Abstract

A comprehensive investigation of two acoustic feature sets for English stop consonants spoken in syllable initial position was conducted to determine the relative invariance of the features that cue place and voicing. The features evaluated were overall spectral shape, encoded as the cosine transform coefficients of the nonlinearly scaled amplitude spectrum, and formants. In addition, features were computed both for the static case, i.e., from one 25-ms frame starting at the burst, and for the dynamic case, i.e., as parameter trajectories over several frames of speech data. All features were evaluated with speaker-independent automatic classification experiments using the data from 15 speakers to train the classifier and the data from 15 different speakers for testing. The primary conclusions from these experiments, as measured via automatic recognition rates, are as follows: (1) spectral shape features are superior to both formants, and formants plus amplitudes; (2) features extracted from the dynamic spectrum are superior to features extracted from the static spectrum; and (3) features extracted from the speech signal beginning with the burst onset are superior to features extracted from the speech signal beginning with the vowel transition.
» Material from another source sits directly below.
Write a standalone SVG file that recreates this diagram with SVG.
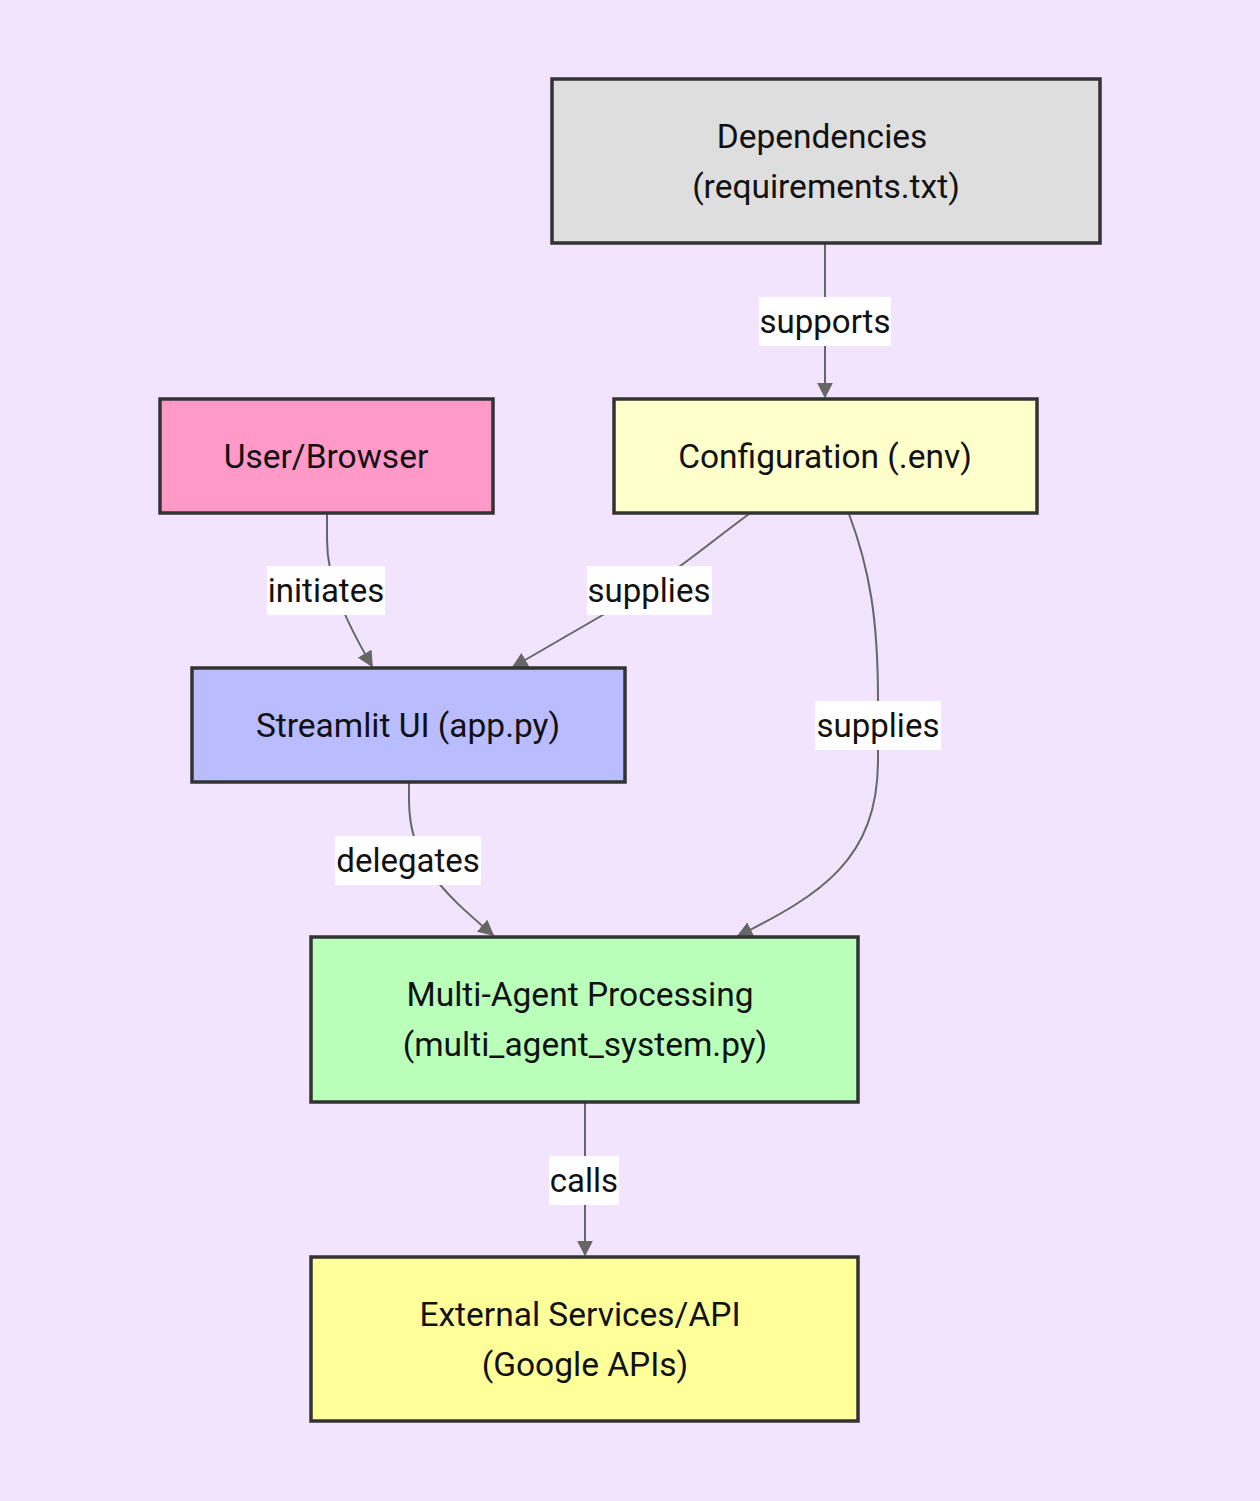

Dynamic features extracted from the smoothed spectra over a 60-ms interval timed to begin with the burst onset appear to account for the primary vowel context effects. Automatic recognition results for the 6 stops (93.7%) based on 20 features was better than the rates obtained with human listeners for a 50-ms segment (89.9%) and only slightly worse than the rates obtained by human listeners for a 100-ms interval (96.6%). Thus the basic conclusion from our work is that dynamic spectral shape features are acoustically invariant cues for both place and voicing in initial stop consonants.